こうして教室でも「いじめや学習意欲の放棄、引きこもりや不登校」などに陥りますが、ここからが教師としての人間性の問題になります。

不登校、校内暴力、引きこもり、いじめ、などに対する対応の仕方や処置については皆目わからなくなります。なぜなら教師自身が勉強ばかりしてきた優秀な人ですから、このような「心の在り方」「学校嫌い、不登校」「いじめ、いじめているもの、いじめられているもの」の気持ちなどがわからないのです。

「回覧ノート、に書いても、直説訴えても、日記に書いても、ほかの生徒に打ち明けても」こうした経験もなく、悩むことなく、成績優秀を通してきた先生には理解できないのです。対応の方法がわからないのです。

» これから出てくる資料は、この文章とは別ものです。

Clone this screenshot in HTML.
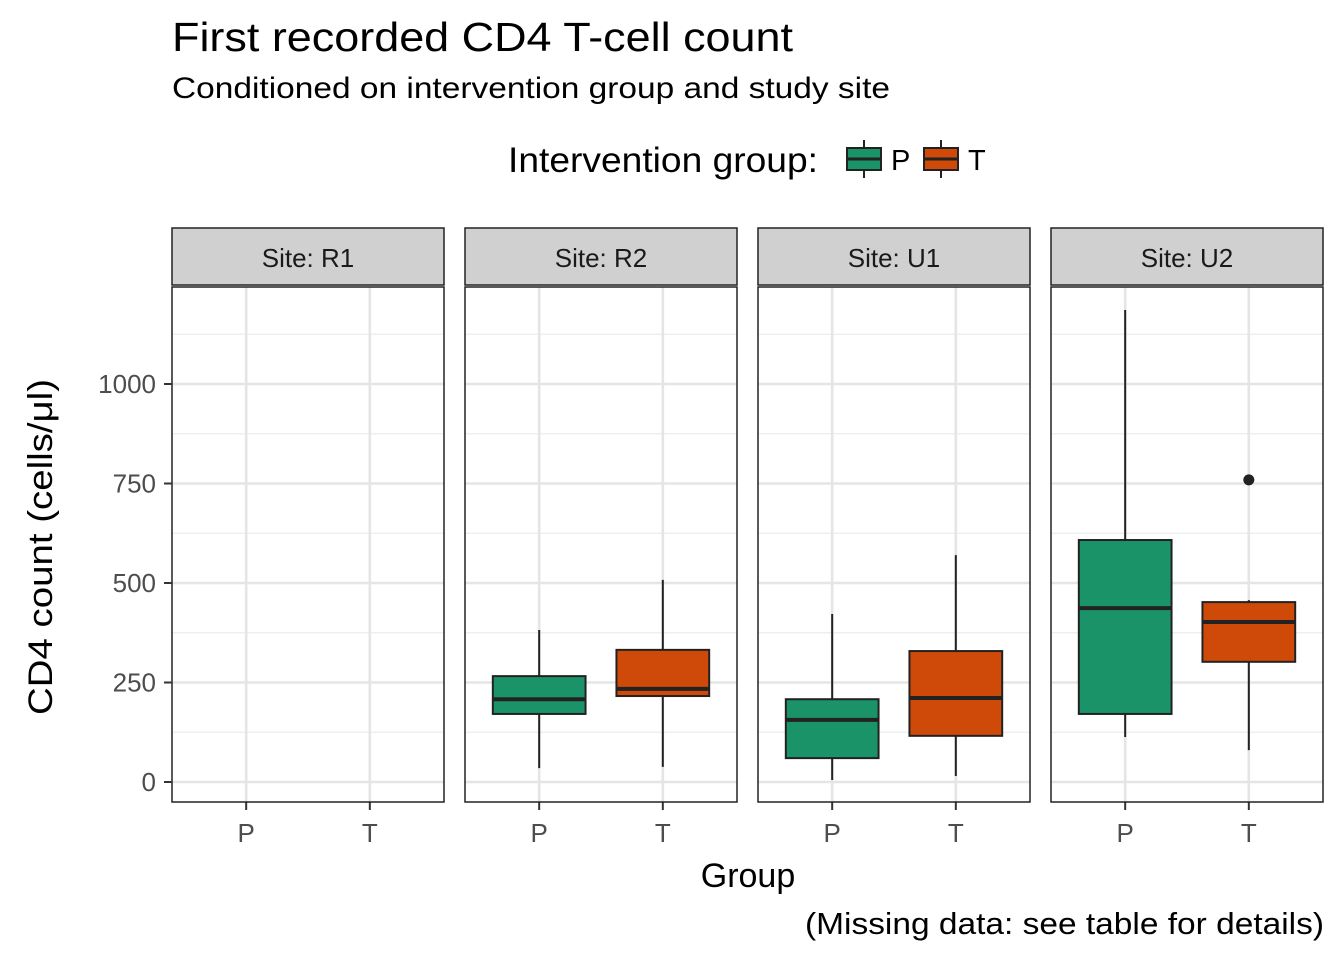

そればかりではなく往々にしてこのような先生は「悩んでいる生徒や、不登校の生徒をしかりつけたり、なんだそのくらいでと励ましたり、時には叱ったり、悩んでいるだけでそのうち回復するだろう」などと安易に考えて放置してしまう場合があります。

これで事件になると「知らなかった、認識していなかった,そういうことはなかった、学校では明るい子供だった」という発言になるのです。 いじめを受けていた生徒が、学校では、いじめられないように必死で明るさを装っているのを理解できなかったのです。

他の生徒からすれば「先生は知っていたのに、見て見ぬふりをしていた」と映るわけです。ですから「学校や先生に手落ちはなかった、子供に耐性がなかった、我慢がなかった、いじめとは思っていなかった」というコメントになってしまうのです。

そうしたコメントにたいして「隠蔽体質、とか学校は対面ばかりを考えていた」という非難もありますが、教師の資質の中に欠けている部分があるとすれば「どの子供も同じように扱い、どの子供も違うので、個々の生徒に合った接し方をする」というそれぞれに異なった対応の方法「集団指導と個別指導の方法」を教師は身に着けるべきだということになります。

教師は「教員免許状の自分の教科科目」だけを教えていればよいのではなく、「教師としての役目や仕事は全校そのものの諸活動、学校全体の生徒、学級の生徒、個々の生徒」との対応が異なり、その技法や指導法があることを自覚して身に着けることが必要なことです。

また教師を志す人はボランティア活動、社会奉仕活動、運動競技、などに積極的に取り組み、子供たちの気持ちになって理解し、寄り添える人間としての資質も備えておくべきですね。そうした資質が教師には求められているのです。